--- BEGIN Source excerpt ---

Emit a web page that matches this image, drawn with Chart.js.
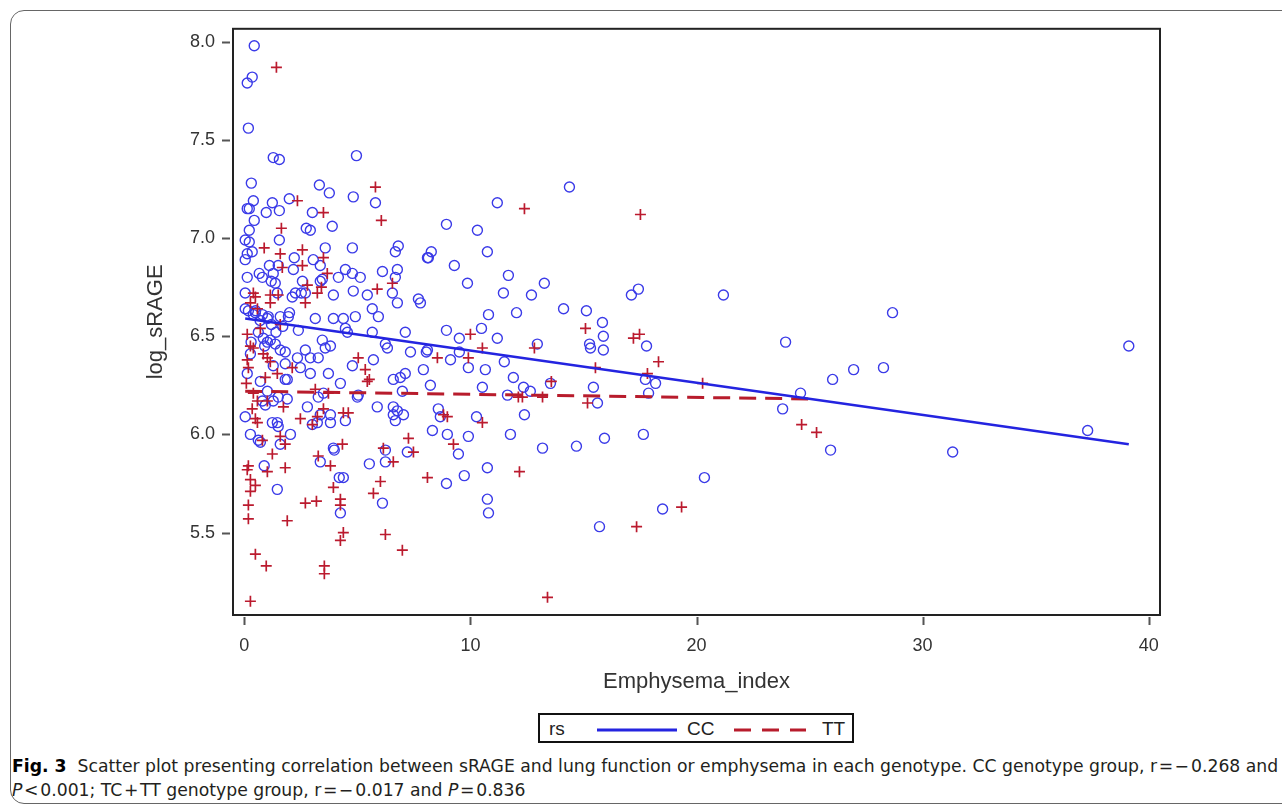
<!DOCTYPE html>
<html>
<head>
<meta charset="utf-8">
<script src="https://cdn.jsdelivr.net/npm/chart.js@4/dist/chart.umd.min.js"></script>
<style>
  html, body { margin: 0; padding: 0; background: #fff; overflow: hidden; }
  #page { position: relative; width: 1282px; height: 808px; overflow: hidden; }
  /* rounded frame of the figure, cut off at the right edge */
  #frame { position: absolute; left: 10px; top: 10px; width: 1300px; height: 794px;
           border: 1px solid #666; border-radius: 14px; box-sizing: border-box; }
  #chartBox { position: absolute; left: 0; top: 0; width: 1282px; height: 700px; }
  #legend { position: absolute; left: 538px; top: 713px; width: 316px; height: 30px;
            border: 2px solid #111; box-sizing: border-box;
            font-family: "Liberation Sans", Arial, sans-serif; font-size: 19px; color: #222; }
  #legend span, #legend svg { position: absolute; }
  #caption { position: absolute; left: 12px; top: 754px; color: #231f20;
             font-family: "DejaVu Sans Condensed", "Liberation Sans Narrow", "Noto Sans", sans-serif;
             font-size: 17px; line-height: 24px; white-space: nowrap; }
  .cap-line { transform-origin: 0 50%; }
  .cap-line b { color: #000; }
</style>
</head>
<body>
<div id="page">
  <div id="frame"></div>
  <div id="chartBox"><canvas id="scatterChart" width="1282" height="700"></canvas></div>

  <div id="legend">
    <span style="left:9px; top:3px;">rs</span>
    <svg style="left:56px; top:12px;" width="82" height="6"><line x1="1" y1="3" x2="81" y2="3" stroke="#2424e0" stroke-width="3"/></svg>
    <span style="left:147px; top:3px;">CC</span>
    <svg style="left:193px; top:12px;" width="74" height="6"><line x1="1" y1="3" x2="73" y2="3" stroke="#b81c2c" stroke-width="3" stroke-dasharray="17,11"/></svg>
    <span style="left:282px; top:3px;">TT</span>
  </div>

  <div id="caption">
    <div class="cap-line" id="cap1"><b>Fig. 3</b>&nbsp; Scatter plot presenting correlation between sRAGE and lung function or emphysema in each genotype. CC genotype group, r&#8202;=&#8202;&minus;&#8202;0.268 and</div>
    <div class="cap-line" id="cap2"><i>P</i>&#8202;&lt;&#8202;0.001; TC&#8202;+&#8202;TT genotype group, r&#8202;=&#8202;&minus;&#8202;0.017 and <i>P</i>&#8202;=&#8202;0.836</div>
  </div>
</div>

<script>
// 軸的刻度
const xTicks = [0, 10, 20, 30, 40];
const yTicks = [5.5, 6.0, 6.5, 7.0, 7.5, 8.0];

// CC 組: [Emphysema_index, log_sRAGE]
const ccPairs = [
  [0.44,7.98],[0.35,7.82],[0.13,7.79],[0.18,7.56],[1.28,7.41],[1.55,7.40],[4.96,7.42],[0.31,7.28],
  [3.32,7.27],[3.76,7.23],[4.82,7.21],[5.80,7.18],[1.99,7.20],[0.40,7.19],[0.13,7.15],[0.22,7.15],
  [1.24,7.18],[0.97,7.13],[1.55,7.14],[3.01,7.13],[0.44,7.09],[2.74,7.05],[2.92,7.04],[3.89,7.06],
  [0.22,7.04],[1.55,6.99],[0.04,6.99],[0.22,6.98],[3.58,6.95],[4.78,6.95],[6.68,6.93],[6.81,6.96],
  [8.10,6.90],[0.35,6.93],[0.13,6.92],[0.04,6.89],[2.21,6.90],[3.05,6.89],[3.36,6.86],[1.11,6.86],
  [1.50,6.86],[0.66,6.82],[1.28,6.82],[0.13,6.80],[0.80,6.80],[1.19,6.78],[2.17,6.84],[2.57,6.78],
  [3.36,6.78],[4.16,6.80],[4.47,6.84],[4.78,6.82],[5.13,6.80],[6.11,6.83],[6.77,6.84],[6.68,6.80],
  [0.04,6.72],[1.46,6.72],[2.26,6.72],[2.52,6.72],[3.45,6.79],[3.94,6.71],[4.82,6.73],[5.44,6.71],
  [6.55,6.72],[7.70,6.69],[14.38,7.26],[11.19,7.18],[8.94,7.07],[10.31,7.04],[8.27,6.93],[8.14,6.90],
  [10.75,6.93],[9.29,6.86],[11.68,6.81],[9.87,6.77],[13.27,6.77],[11.46,6.72],[12.70,6.71],[7.79,6.67],
  [10.80,6.61],[12.04,6.62],[14.12,6.64],[15.13,6.63],[15.84,6.57],[17.12,6.71],[17.43,6.74],[8.94,6.53],
  [9.51,6.49],[10.49,6.54],[11.19,6.49],[15.88,6.50],[12.96,6.46],[15.27,6.46],[15.31,6.44],[15.88,6.43],
  [17.79,6.45],[8.05,6.42],[9.12,6.38],[9.51,6.42],[9.91,6.34],[10.66,6.33],[11.50,6.37],[7.92,6.33],
  [8.23,6.25],[10.53,6.24],[11.90,6.29],[12.35,6.24],[12.65,6.22],[13.54,6.26],[15.44,6.24],[15.62,6.16],
  [17.74,6.28],[18.19,6.26],[17.88,6.21],[8.58,6.13],[8.67,6.09],[10.27,6.09],[12.39,6.10],[8.32,6.02],
  [8.98,6.00],[9.91,5.99],[11.77,6.00],[15.93,5.98],[17.65,6.00],[13.19,5.93],[14.69,5.94],[9.47,5.90],
  [10.75,5.83],[9.73,5.79],[8.94,5.75],[10.75,5.67],[10.80,5.60],[15.71,5.53],[18.50,5.62],[21.19,6.71],
  [28.67,6.62],[23.94,6.47],[24.60,6.21],[23.81,6.13],[26.02,6.28],[26.95,6.33],[28.27,6.34],[25.93,5.92],
  [20.35,5.78],[39.12,6.45],[37.30,6.02],[31.33,5.91],[11.64,6.20],[0.04,6.64],[0.40,6.61],[0.80,6.61],
  [1.06,6.60],[1.59,6.60],[1.95,6.60],[3.14,6.59],[3.94,6.59],[4.38,6.59],[4.91,6.60],[5.66,6.64],
  [5.93,6.60],[4.47,6.54],[4.56,6.52],[2.39,6.53],[3.45,6.48],[3.81,6.45],[3.58,6.44],[5.66,6.52],
  [7.12,6.52],[6.24,6.46],[6.33,6.44],[7.35,6.42],[8.10,6.43],[0.84,6.49],[1.15,6.48],[1.37,6.46],
  [1.59,6.43],[1.81,6.42],[2.70,6.43],[2.35,6.39],[2.92,6.39],[3.27,6.39],[2.48,6.34],[2.92,6.31],
  [3.72,6.31],[4.78,6.35],[5.71,6.38],[1.90,6.28],[0.71,6.27],[0.13,6.31],[1.28,6.35],[4.25,6.26],
  [5.00,6.19],[6.59,6.28],[6.90,6.29],[7.12,6.31],[6.99,6.22],[5.88,6.14],[6.59,6.14],[6.77,6.12],
  [6.59,6.10],[7.04,6.10],[6.68,6.07],[3.27,6.19],[2.79,6.14],[3.81,6.10],[3.36,6.10],[3.23,6.06],
  [3.81,6.06],[3.01,6.05],[4.47,6.07],[2.04,6.00],[1.50,6.04],[1.24,6.06],[0.93,6.15],[1.50,6.19],
  [1.90,6.18],[1.28,6.17],[0.80,6.17],[0.04,6.09],[0.27,6.00],[0.62,5.97],[1.59,5.95],[3.94,5.93],
  [6.24,5.92],[7.21,5.91],[1.02,6.22],[3.50,6.21],[5.04,6.20],[3.98,5.92],[3.36,5.86],[4.20,5.78],
  [4.38,5.78],[5.53,5.85],[6.24,5.86],[1.46,5.72],[0.88,5.84],[4.25,5.60],[6.11,5.65],[1.37,6.77],
  [0.18,6.63],[0.49,6.62],[1.02,6.59],[2.12,6.70],[2.70,6.72],[0.62,6.52],[1.02,6.47],[0.27,6.41],
  [1.81,6.36],[1.81,6.28],[0.71,5.96],[1.46,6.06],[6.77,6.67],[0.50,6.63],[0.70,6.58],[1.20,6.56],
  [0.90,6.45],[1.40,6.52],[0.30,6.47],[1.70,6.55],[2.00,6.62]
];

// TC+TT 組: [Emphysema_index, log_sRAGE]
const ttPairs = [
  [1.42,7.87],[2.35,7.19],[3.50,7.13],[5.80,7.26],[6.06,7.09],[1.64,7.05],[0.88,6.95],[1.59,6.92],
  [2.57,6.94],[3.50,6.90],[2.57,6.86],[1.68,6.85],[3.67,6.82],[2.79,6.76],[3.41,6.75],[3.23,6.72],
  [5.88,6.74],[6.55,6.77],[0.40,6.72],[1.15,6.71],[1.50,6.71],[0.49,6.70],[0.27,6.67],[0.58,6.64],
  [1.15,6.67],[2.70,6.67],[0.71,6.54],[1.59,6.56],[0.13,6.51],[0.27,6.45],[0.40,6.44],[0.84,6.41],
  [1.02,6.39],[0.13,6.38],[0.18,6.34],[1.15,6.37],[1.46,6.31],[2.12,6.34],[0.93,6.29],[0.09,6.26],
  [5.04,6.39],[5.35,6.33],[5.44,6.27],[5.53,6.28],[3.14,6.23],[3.72,6.21],[0.40,6.21],[0.58,6.17],
  [1.02,6.17],[0.35,6.13],[0.49,6.08],[0.58,6.06],[0.80,5.97],[1.73,6.14],[1.59,5.99],[1.81,5.95],
  [2.48,6.08],[3.01,6.05],[3.23,6.09],[3.50,6.13],[4.38,6.11],[4.60,6.11],[4.34,5.95],[6.15,5.93],
  [7.26,5.98],[7.48,5.91],[1.24,5.90],[3.27,5.89],[0.18,5.84],[0.13,5.82],[1.02,5.81],[1.81,5.83],
  [3.81,5.84],[0.27,5.77],[0.49,5.74],[0.27,5.71],[3.94,5.73],[2.70,5.65],[3.19,5.66],[4.25,5.67],
  [4.25,5.64],[0.18,5.64],[0.18,5.57],[1.90,5.56],[4.38,5.50],[4.25,5.46],[6.24,5.49],[6.99,5.41],
  [6.02,5.76],[5.71,5.70],[8.10,5.78],[0.49,5.39],[0.97,5.33],[3.54,5.33],[3.54,5.29],[0.27,5.15],
  [6.59,5.86],[13.41,5.17],[12.39,7.15],[17.52,7.12],[10.00,6.51],[8.54,6.39],[9.91,6.39],[10.53,6.44],
  [12.83,6.44],[15.09,6.54],[15.53,6.34],[17.21,6.49],[17.48,6.51],[18.32,6.37],[17.83,6.31],[13.58,6.27],
  [12.12,6.19],[12.30,6.19],[13.19,6.19],[15.18,6.16],[8.81,6.10],[8.98,6.09],[10.53,6.06],[9.25,5.95],
  [12.17,5.81],[17.35,5.53],[20.27,6.26],[24.65,6.05],[25.31,6.01],[19.34,5.63]
];

// 回歸線兩端
const ccFitX = [0.04, 39.12];
const ccFitY = [6.59, 5.95];
const ttFitX = [0.04, 25.31];
const ttFitY = [6.22, 6.18];

const toPoints = pairs => pairs.map(p => ({ x: p[0], y: p[1] }));
const toLine = (xs, ys) => xs.map((x, i) => ({ x: x, y: ys[i] }));

const axisFont = { family: '"Liberation Sans", Arial, sans-serif', size: 18 };
const titleFont = { family: '"Liberation Sans", Arial, sans-serif', size: 22 };

// 畫外框和外側刻度線
const framePlugin = {
  id: 'frameTicks',
  afterDraw(chart) {
    const ctx = chart.ctx;
    const a = chart.chartArea;
    const xs = chart.scales.x, ys = chart.scales.y;
    ctx.save();
    ctx.strokeStyle = '#222';
    ctx.lineWidth = 2;
    ctx.strokeRect(a.left, a.top, a.right - a.left, a.bottom - a.top);
    ctx.strokeStyle = '#555';
    ctx.beginPath();
    yTicks.forEach(v => {
      const y = Math.round(ys.getPixelForValue(v)) + 0.5;
      ctx.moveTo(a.left - 11, y);
      ctx.lineTo(a.left - 3, y);
    });
    xTicks.forEach(v => {
      const x = Math.round(xs.getPixelForValue(v)) + 0.5;
      ctx.moveTo(x, a.bottom + 2);
      ctx.lineTo(x, a.bottom + 10);
    });
    ctx.stroke();
    ctx.restore();
  }
};

const ctx = document.getElementById('scatterChart');
new Chart(ctx.getContext('2d'), {
  type: 'scatter',
  data: {
    datasets: [
      {
        type: 'line', label: 'CC', data: toLine(ccFitX, ccFitY), showLine: true,
        borderColor: '#2424e0', borderWidth: 2.5, pointRadius: 0, fill: false
      },
      {
        type: 'line', label: 'TT', data: toLine(ttFitX, ttFitY), showLine: true,
        borderColor: '#b81c2c', borderWidth: 3, borderDash: [17, 9], pointRadius: 0, fill: false
      },
      {
        label: 'TT points', data: toPoints(ttPairs), pointStyle: 'cross',
        pointRadius: 5.5, borderWidth: 1.7, borderColor: '#bb1a2e', backgroundColor: '#bb1a2e'
      },
      {
        label: 'CC points', data: toPoints(ccPairs), pointStyle: 'circle',
        pointRadius: 5, borderWidth: 1.4, borderColor: '#3b3be8', backgroundColor: 'rgba(0,0,0,0)'
      }
    ]
  },
  options: {
    responsive: false,
    animation: false,
    layout: { padding: { left: 140, top: 27, right: 122, bottom: 0 } },
    plugins: { legend: { display: false }, tooltip: { enabled: false } },
    scales: {
      x: {
        type: 'linear', min: -0.5, max: 40.5,
        afterBuildTicks: s => { s.ticks = xTicks.map(v => ({ value: v })); },
        afterFit: s => { s.height = 85; },
        grid: { display: false, drawTicks: false },
        border: { display: false },
        ticks: { padding: 20, font: axisFont, color: '#333', maxRotation: 0, autoSkip: false },
        title: { display: true, text: 'Emphysema_index', color: '#333', font: titleFont, padding: { top: 0, bottom: 5 } }
      },
      y: {
        type: 'linear', min: 5.08, max: 8.066,
        afterBuildTicks: s => { s.ticks = yTicks.map(v => ({ value: v })); },
        afterFit: s => { s.width = 93; },
        grid: { display: false, drawTicks: false },
        border: { display: false },
        ticks: { padding: 18, font: axisFont, color: '#333', autoSkip: false, callback: v => v.toFixed(1) },
        title: { display: true, text: 'log_sRAGE', color: '#333', font: titleFont, padding: { top: 3, bottom: 0 } }
      }
    }
  },
  plugins: [framePlugin]
});

// 說明文字壓縮到原圖寬度
const cap1 = document.getElementById('cap1');
const cap2 = document.getElementById('cap2');
const k = 1266 / cap1.scrollWidth;
cap1.style.transform = 'scaleX(' + k + ')';
cap2.style.transform = 'scaleX(' + k + ')';
</script>
</body>
</html>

--- END Source excerpt ---

### What is expected
Tally the lines of the preceding listing in which the word "page" appears; state nothing but the total.

### Solved exercise
3